In response to the March 15 article concerning educators who “double dip” (“Are public workers who double dip unfairly criticized?”), I’d like to add information that was not mentioned.

It is true in Maine that all state employees pay into a pension plan with benefits that can be withdrawn depending on age and years of service.

However, what is little known is that an employee who may have previously worked at jobs that did pay Social Security and earned the needed 40 quarters is penalized because he or she receives a state pension.

This is true in 15 states, Maine being one of them.

It affects all Maine Public Employees Retirement System participants, including teachers, firefighters and police officers.

The law is referred to as the windfall elimination provision.

A companion provision, the government pension offset, significantly reduces Social Security benefits for survivors of deceased state pension recipients.

I paid Social Security taxes while working several years in private schools, and owning and operating a baking business for 16 years.
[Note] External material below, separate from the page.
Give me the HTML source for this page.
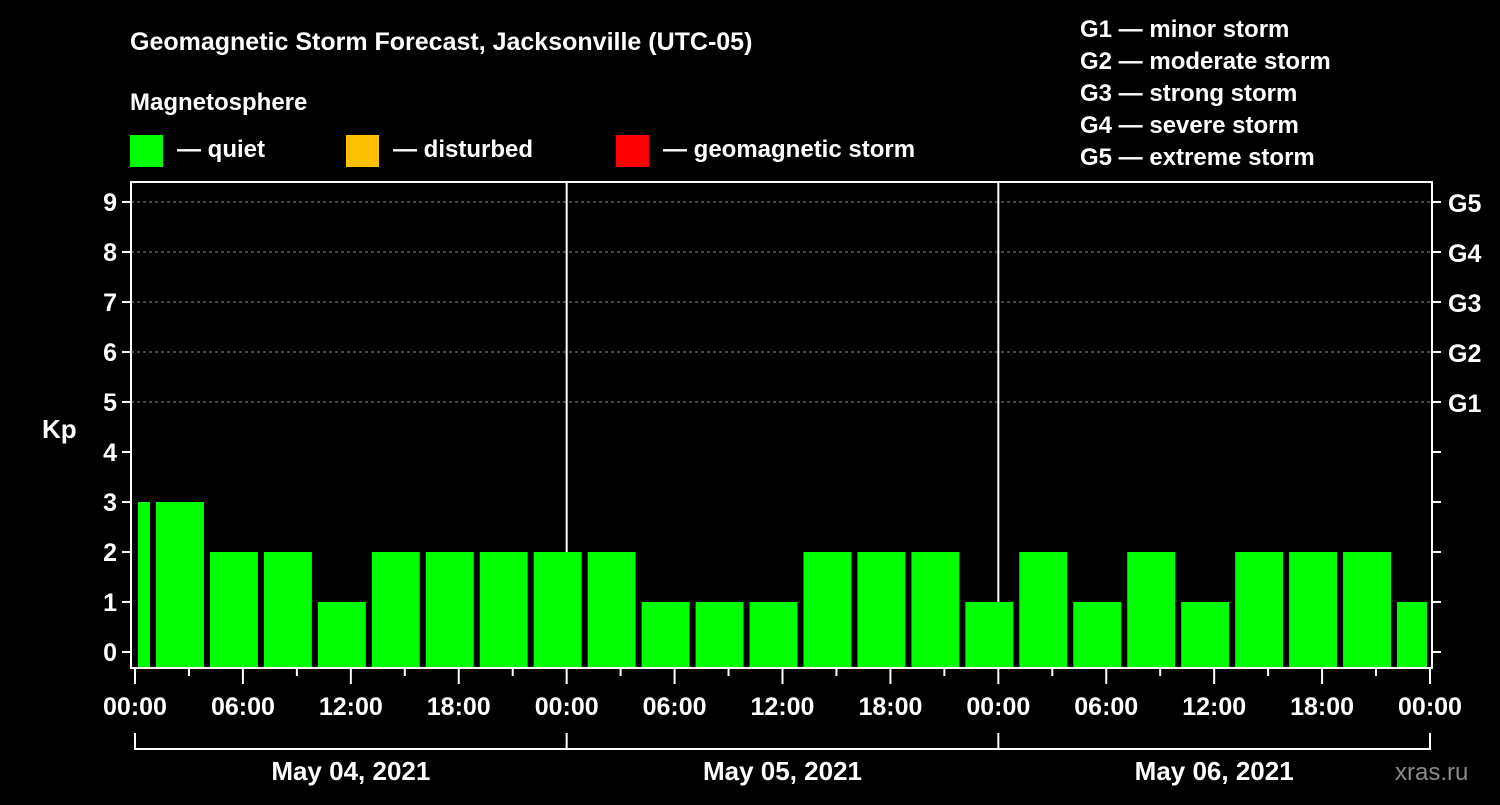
<!DOCTYPE html>
<html><head><meta charset="utf-8"><style>
body{margin:0;background:#000;width:1500px;height:800px;overflow:hidden}
text{font-family:"Liberation Sans",sans-serif;font-weight:bold;fill:#fff}
</style></head><body>
<svg id="chart" width="1500" height="800" xmlns="http://www.w3.org/2000/svg">
<rect width="1500" height="800" fill="#000"/>
<text x="130" y="50" font-size="25">Geomagnetic Storm Forecast, Jacksonville (UTC-05)</text>
<text x="130" y="110" font-size="24">Magnetosphere</text>
<g>
<rect x="130" y="135" width="33" height="32" fill="#00ff00"/>
<text x="177" y="157" font-size="24">— quiet</text>
<rect x="346" y="135" width="33" height="32" fill="#ffc000"/>
<text x="393" y="157" font-size="24">— disturbed</text>
<rect x="616" y="135" width="33" height="32" fill="#ff0000"/>
<text x="663" y="157" font-size="24">— geomagnetic storm</text>
</g>
<g font-size="24">
<text x="1080" y="37">G1 — minor storm</text>
<text x="1080" y="69">G2 — moderate storm</text>
<text x="1080" y="101">G3 — strong storm</text>
<text x="1080" y="133">G4 — severe storm</text>
<text x="1080" y="165">G5 — extreme storm</text>
</g>
<text x="42" y="438" font-size="26">Kp</text>
<g id="grid"></g><g id="bars"></g><g id="axes"></g>
<text x="1395" y="780" font-size="24" fill="#888" style="fill:#8a8a8a;font-weight:normal">xras.ru</text>
</svg>
<script>
const kpValues=[3,3,2,2,1,2,2,2,2,2,1,1,1,2,2,2,1,2,1,2,1,2,2,2,1];
const barStartHours=[0,1,4,7,10,13,16,19,22,25,28,31,34,37,40,43,46,49,52,55,58,61,64,67,70];
const barEndHours=[1,4,7,10,13,16,19,22,25,28,31,34,37,40,43,46,49,52,55,58,61,64,67,70,72];
const yTicks=[0,1,2,3,4,5,6,7,8,9];
const gLabels=["G1","G2","G3","G4","G5"];
const gLevels=[5,6,7,8,9];
const xTickLabels=["00:00","06:00","12:00","18:00","00:00","06:00","12:00","18:00","00:00","06:00","12:00","18:00","00:00"];
const dayLabels=["May 04, 2021","May 05, 2021","May 06, 2021"];
const NS="http://www.w3.org/2000/svg";
const L=131,R=1432,T=182,B=668;
const x=h=>135+h*(1430-135)/72;
const y=v=>652-v*50;
function mk(tag,parent,at){const e=document.createElementNS(NS,tag);for(const k in at)e.setAttribute(k,at[k]);document.getElementById(parent).appendChild(e);return e;}
// grid
gLevels.forEach(v=>{const e=mk('line','grid',{x1:L,x2:R,y1:y(v),y2:y(v),stroke:'#888','stroke-dasharray':'3,3','stroke-width':1});

});
[24,48].forEach(h=>{const e=mk('line','grid',{x1:x(h),x2:x(h),y1:T,y2:B,stroke:'#fff','stroke-width':2});

});
// bars
kpValues.forEach((v,i)=>{const x0=x(barStartHours[i])+3,x1=x(barEndHours[i])-3;
const col=v>=5?'#ff0000':(v>=4?'#ffc000':'#00ff00');
const e=mk('rect','bars',{x:x0,y:y(v),width:x1-x0,height:B-y(v),fill:col});

});
// axes frame
const f=mk('rect','axes',{x:L,y:T,width:R-L,height:B-T,fill:'none',stroke:'#fff','stroke-width':2});


yTicks.forEach(v=>{
 mk('line','axes',{x1:L-9,x2:L,y1:y(v),y2:y(v),stroke:'#fff','stroke-width':2});
 mk('line','axes',{x1:R,x2:R+9,y1:y(v),y2:y(v),stroke:'#fff','stroke-width':2});
 const t=mk('text','axes',{x:L-14,y:y(v)+9,'font-size':25,'text-anchor':'end'});t.textContent=v;
 
 });
gLabels.forEach((g,i)=>{const t=mk('text','axes',{x:1448,y:y(gLevels[i])+10,'font-size':25});t.textContent=g;
 
 });
for(let h=0;h<=72;h+=3){const major=h%6==0;mk('line','axes',{x1:x(h),x2:x(h),y1:B,y2:B+(major?16:8),stroke:'#fff','stroke-width':2});}
xTickLabels.forEach((s,i)=>{const t=mk('text','axes',{x:x(i*6),y:715,'font-size':25,'text-anchor':'middle'});t.textContent=s;
 
 });
mk('line','axes',{x1:x(0),x2:x(72),y1:749,y2:749,stroke:'#fff','stroke-width':2});
[0,24,48,72].forEach(h=>mk('line','axes',{x1:x(h),x2:x(h),y1:733,y2:750,stroke:'#fff','stroke-width':2}));
dayLabels.forEach((s,i)=>{const t=mk('text','axes',{x:x(i*24+12),y:780,'font-size':26,'text-anchor':'middle'});t.textContent=s;
 
 });
</script>
</body></html>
I also taught in public schools for many years.

I have earned many more than the 40 quarters required for Social Security retirement benefits, yet I receive only 40 percent of my Social Security retirement earnings because I am a Maine state retiree.

Had I not been a teacher in Maine, but working in private business with a 401(k) account and making lots of money, millions even, my Social Security benefits would not be reduced. Instead, I worked for years both in public and private service, only to be penalized what was rightfully earned.

“Double dipping”? I am retired with a state pension and part of my Social Security, and I continue to work because pensions are fixed amounts that do not keep up with rising costs.